● What you are asked to do: Make an exact copy of the lines, leaving the pictures out.

● Source material:
·····
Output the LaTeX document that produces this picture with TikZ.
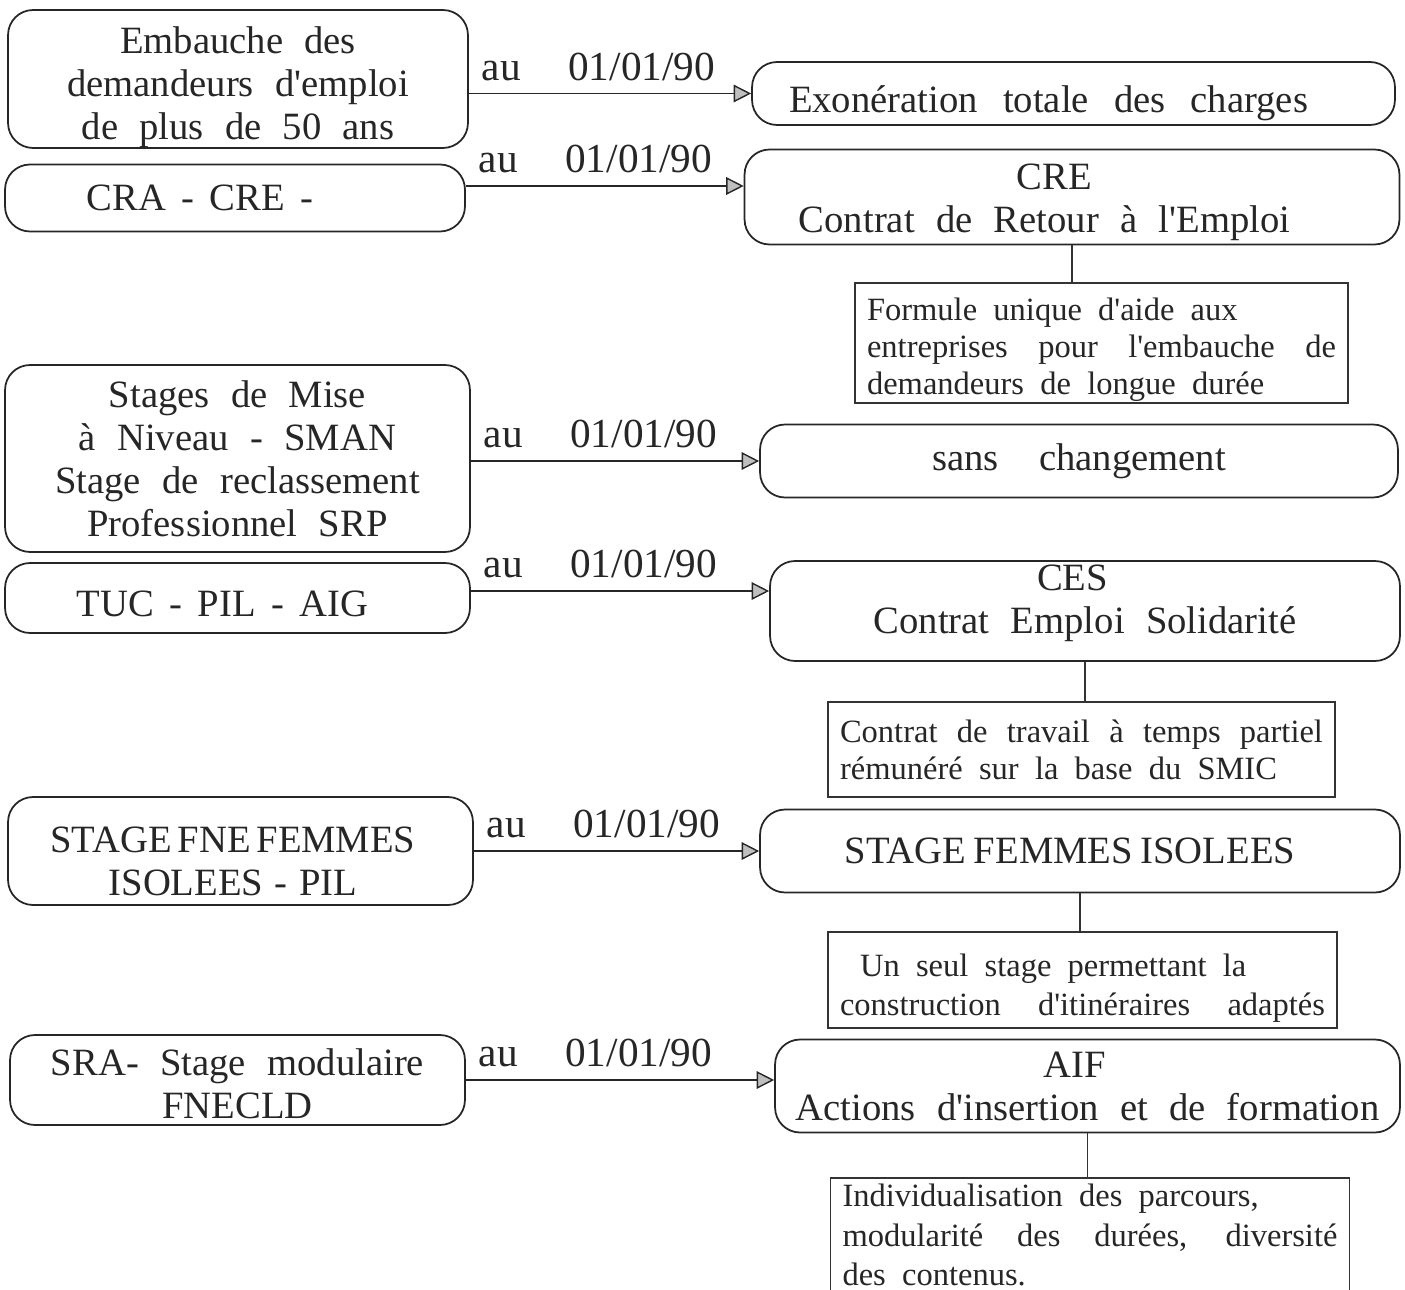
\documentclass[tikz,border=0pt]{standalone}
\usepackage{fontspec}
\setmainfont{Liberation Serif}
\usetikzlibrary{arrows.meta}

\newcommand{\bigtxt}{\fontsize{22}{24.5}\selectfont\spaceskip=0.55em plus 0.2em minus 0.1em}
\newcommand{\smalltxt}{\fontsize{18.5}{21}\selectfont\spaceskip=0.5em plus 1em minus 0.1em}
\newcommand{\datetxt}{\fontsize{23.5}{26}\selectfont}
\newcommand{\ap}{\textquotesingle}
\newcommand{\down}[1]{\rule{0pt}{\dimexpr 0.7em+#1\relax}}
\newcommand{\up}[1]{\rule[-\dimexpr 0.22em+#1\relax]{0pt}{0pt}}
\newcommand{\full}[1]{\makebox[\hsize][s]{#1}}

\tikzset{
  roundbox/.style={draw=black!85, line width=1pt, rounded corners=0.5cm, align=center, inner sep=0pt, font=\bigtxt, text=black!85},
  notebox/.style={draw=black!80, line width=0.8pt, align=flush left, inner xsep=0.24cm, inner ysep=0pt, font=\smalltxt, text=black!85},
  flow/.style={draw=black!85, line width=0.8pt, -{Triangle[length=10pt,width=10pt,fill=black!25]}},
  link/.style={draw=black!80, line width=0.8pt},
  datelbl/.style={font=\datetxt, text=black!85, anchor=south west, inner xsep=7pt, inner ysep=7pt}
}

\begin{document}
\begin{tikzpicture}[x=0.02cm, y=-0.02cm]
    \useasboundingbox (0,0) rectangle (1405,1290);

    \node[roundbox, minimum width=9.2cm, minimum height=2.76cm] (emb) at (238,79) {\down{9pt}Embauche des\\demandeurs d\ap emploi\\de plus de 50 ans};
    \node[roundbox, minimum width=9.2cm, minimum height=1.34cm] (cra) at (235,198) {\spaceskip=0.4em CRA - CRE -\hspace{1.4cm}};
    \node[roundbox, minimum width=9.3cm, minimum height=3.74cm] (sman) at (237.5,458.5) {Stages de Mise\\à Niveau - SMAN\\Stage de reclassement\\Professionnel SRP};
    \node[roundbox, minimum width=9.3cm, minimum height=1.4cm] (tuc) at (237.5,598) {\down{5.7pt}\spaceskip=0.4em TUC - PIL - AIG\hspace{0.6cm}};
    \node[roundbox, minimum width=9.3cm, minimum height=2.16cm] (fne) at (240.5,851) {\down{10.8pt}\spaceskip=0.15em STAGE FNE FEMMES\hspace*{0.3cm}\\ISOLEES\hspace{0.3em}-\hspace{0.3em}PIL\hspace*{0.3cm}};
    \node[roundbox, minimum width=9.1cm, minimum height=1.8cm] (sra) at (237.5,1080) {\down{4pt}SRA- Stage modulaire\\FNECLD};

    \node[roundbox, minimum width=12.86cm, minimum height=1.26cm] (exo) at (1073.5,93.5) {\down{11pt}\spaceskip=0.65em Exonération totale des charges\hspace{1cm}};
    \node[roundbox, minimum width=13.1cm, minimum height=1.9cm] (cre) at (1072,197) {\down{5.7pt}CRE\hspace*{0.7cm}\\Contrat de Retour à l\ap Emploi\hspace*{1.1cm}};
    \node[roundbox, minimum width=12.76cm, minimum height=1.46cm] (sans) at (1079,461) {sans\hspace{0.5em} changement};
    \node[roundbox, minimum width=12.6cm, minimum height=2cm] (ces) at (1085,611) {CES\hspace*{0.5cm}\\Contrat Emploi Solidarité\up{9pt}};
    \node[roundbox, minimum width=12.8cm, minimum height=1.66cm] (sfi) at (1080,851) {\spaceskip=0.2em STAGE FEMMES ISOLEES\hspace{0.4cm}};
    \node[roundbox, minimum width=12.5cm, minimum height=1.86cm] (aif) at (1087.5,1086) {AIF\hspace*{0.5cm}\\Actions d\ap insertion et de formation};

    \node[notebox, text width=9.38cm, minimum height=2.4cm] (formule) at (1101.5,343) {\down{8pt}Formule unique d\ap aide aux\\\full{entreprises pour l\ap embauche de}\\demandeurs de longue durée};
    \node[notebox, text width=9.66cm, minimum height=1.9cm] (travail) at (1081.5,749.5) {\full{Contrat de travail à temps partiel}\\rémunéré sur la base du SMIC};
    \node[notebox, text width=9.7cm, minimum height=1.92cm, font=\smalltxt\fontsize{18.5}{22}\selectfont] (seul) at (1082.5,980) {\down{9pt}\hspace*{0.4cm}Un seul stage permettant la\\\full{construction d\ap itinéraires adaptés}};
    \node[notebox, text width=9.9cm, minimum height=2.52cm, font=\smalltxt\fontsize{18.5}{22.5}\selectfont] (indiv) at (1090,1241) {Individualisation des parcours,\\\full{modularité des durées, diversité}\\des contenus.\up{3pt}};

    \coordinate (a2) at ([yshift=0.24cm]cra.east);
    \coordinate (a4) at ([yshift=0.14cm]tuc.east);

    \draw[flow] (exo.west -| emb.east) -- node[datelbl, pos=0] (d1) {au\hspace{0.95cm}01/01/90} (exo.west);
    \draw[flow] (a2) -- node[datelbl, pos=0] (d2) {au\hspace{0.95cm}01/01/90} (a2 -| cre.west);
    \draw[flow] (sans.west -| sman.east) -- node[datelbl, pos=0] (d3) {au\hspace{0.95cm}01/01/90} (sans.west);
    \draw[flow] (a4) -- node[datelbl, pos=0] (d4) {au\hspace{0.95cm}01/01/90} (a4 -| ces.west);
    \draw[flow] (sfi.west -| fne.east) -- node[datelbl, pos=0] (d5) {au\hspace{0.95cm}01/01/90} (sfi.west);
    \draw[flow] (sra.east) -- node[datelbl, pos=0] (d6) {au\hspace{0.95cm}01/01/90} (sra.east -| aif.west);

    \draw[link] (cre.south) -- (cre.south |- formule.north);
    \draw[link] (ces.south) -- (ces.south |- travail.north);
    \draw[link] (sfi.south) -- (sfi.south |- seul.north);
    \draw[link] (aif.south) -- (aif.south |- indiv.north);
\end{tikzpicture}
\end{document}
·····
● Task answer:
Output the LaTeX document that produces this picture with TikZ.
\documentclass[tikz,border=0pt]{standalone}
\usepackage{fontspec}
\setmainfont{Liberation Serif}
\usetikzlibrary{arrows.meta}

\newcommand{\bigtxt}{\fontsize{22}{24.5}\selectfont\spaceskip=0.55em plus 0.2em minus 0.1em}
\newcommand{\smalltxt}{\fontsize{18.5}{21}\selectfont\spaceskip=0.5em plus 1em minus 0.1em}
\newcommand{\datetxt}{\fontsize{23.5}{26}\selectfont}
\newcommand{\ap}{\textquotesingle}
\newcommand{\down}[1]{\rule{0pt}{\dimexpr 0.7em+#1\relax}}
\newcommand{\up}[1]{\rule[-\dimexpr 0.22em+#1\relax]{0pt}{0pt}}
\newcommand{\full}[1]{\makebox[\hsize][s]{#1}}

\tikzset{
  roundbox/.style={draw=black!85, line width=1pt, rounded corners=0.5cm, align=center, inner sep=0pt, font=\bigtxt, text=black!85},
  notebox/.style={draw=black!80, line width=0.8pt, align=flush left, inner xsep=0.24cm, inner ysep=0pt, font=\smalltxt, text=black!85},
  flow/.style={draw=black!85, line width=0.8pt, -{Triangle[length=10pt,width=10pt,fill=black!25]}},
  link/.style={draw=black!80, line width=0.8pt},
  datelbl/.style={font=\datetxt, text=black!85, anchor=south west, inner xsep=7pt, inner ysep=7pt}
}

\begin{document}
\begin{tikzpicture}[x=0.02cm, y=-0.02cm]
    \useasboundingbox (0,0) rectangle (1405,1290);

    \node[roundbox, minimum width=9.2cm, minimum height=2.76cm] (emb) at (238,79) {\down{9pt}Embauche des\\demandeurs d\ap emploi\\de plus de 50 ans};
    \node[roundbox, minimum width=9.2cm, minimum height=1.34cm] (cra) at (235,198) {\spaceskip=0.4em CRA - CRE -\hspace{1.4cm}};
    \node[roundbox, minimum width=9.3cm, minimum height=3.74cm] (sman) at (237.5,458.5) {Stages de Mise\\à Niveau - SMAN\\Stage de reclassement\\Professionnel SRP};
    \node[roundbox, minimum width=9.3cm, minimum height=1.4cm] (tuc) at (237.5,598) {\down{5.7pt}\spaceskip=0.4em TUC - PIL - AIG\hspace{0.6cm}};
    \node[roundbox, minimum width=9.3cm, minimum height=2.16cm] (fne) at (240.5,851) {\down{10.8pt}\spaceskip=0.15em STAGE FNE FEMMES\hspace*{0.3cm}\\ISOLEES\hspace{0.3em}-\hspace{0.3em}PIL\hspace*{0.3cm}};
    \node[roundbox, minimum width=9.1cm, minimum height=1.8cm] (sra) at (237.5,1080) {\down{4pt}SRA- Stage modulaire\\FNECLD};

    \node[roundbox, minimum width=12.86cm, minimum height=1.26cm] (exo) at (1073.5,93.5) {\down{11pt}\spaceskip=0.65em Exonération totale des charges\hspace{1cm}};
    \node[roundbox, minimum width=13.1cm, minimum height=1.9cm] (cre) at (1072,197) {\down{5.7pt}CRE\hspace*{0.7cm}\\Contrat de Retour à l\ap Emploi\hspace*{1.1cm}};
    \node[roundbox, minimum width=12.76cm, minimum height=1.46cm] (sans) at (1079,461) {sans\hspace{0.5em} changement};
    \node[roundbox, minimum width=12.6cm, minimum height=2cm] (ces) at (1085,611) {CES\hspace*{0.5cm}\\Contrat Emploi Solidarité\up{9pt}};
    \node[roundbox, minimum width=12.8cm, minimum height=1.66cm] (sfi) at (1080,851) {\spaceskip=0.2em STAGE FEMMES ISOLEES\hspace{0.4cm}};
    \node[roundbox, minimum width=12.5cm, minimum height=1.86cm] (aif) at (1087.5,1086) {AIF\hspace*{0.5cm}\\Actions d\ap insertion et de formation};

    \node[notebox, text width=9.38cm, minimum height=2.4cm] (formule) at (1101.5,343) {\down{8pt}Formule unique d\ap aide aux\\\full{entreprises pour l\ap embauche de}\\demandeurs de longue durée};
    \node[notebox, text width=9.66cm, minimum height=1.9cm] (travail) at (1081.5,749.5) {\full{Contrat de travail à temps partiel}\\rémunéré sur la base du SMIC};
    \node[notebox, text width=9.7cm, minimum height=1.92cm, font=\smalltxt\fontsize{18.5}{22}\selectfont] (seul) at (1082.5,980) {\down{9pt}\hspace*{0.4cm}Un seul stage permettant la\\\full{construction d\ap itinéraires adaptés}};
    \node[notebox, text width=9.9cm, minimum height=2.52cm, font=\smalltxt\fontsize{18.5}{22.5}\selectfont] (indiv) at (1090,1241) {Individualisation des parcours,\\\full{modularité des durées, diversité}\\des contenus.\up{3pt}};

    \coordinate (a2) at ([yshift=0.24cm]cra.east);
    \coordinate (a4) at ([yshift=0.14cm]tuc.east);

    \draw[flow] (exo.west -| emb.east) -- node[datelbl, pos=0] (d1) {au\hspace{0.95cm}01/01/90} (exo.west);
    \draw[flow] (a2) -- node[datelbl, pos=0] (d2) {au\hspace{0.95cm}01/01/90} (a2 -| cre.west);
    \draw[flow] (sans.west -| sman.east) -- node[datelbl, pos=0] (d3) {au\hspace{0.95cm}01/01/90} (sans.west);
    \draw[flow] (a4) -- node[datelbl, pos=0] (d4) {au\hspace{0.95cm}01/01/90} (a4 -| ces.west);
    \draw[flow] (sfi.west -| fne.east) -- node[datelbl, pos=0] (d5) {au\hspace{0.95cm}01/01/90} (sfi.west);
    \draw[flow] (sra.east) -- node[datelbl, pos=0] (d6) {au\hspace{0.95cm}01/01/90} (sra.east -| aif.west);

    \draw[link] (cre.south) -- (cre.south |- formule.north);
    \draw[link] (ces.south) -- (ces.south |- travail.north);
    \draw[link] (sfi.south) -- (sfi.south |- seul.north);
    \draw[link] (aif.south) -- (aif.south |- indiv.north);
\end{tikzpicture}
\end{document}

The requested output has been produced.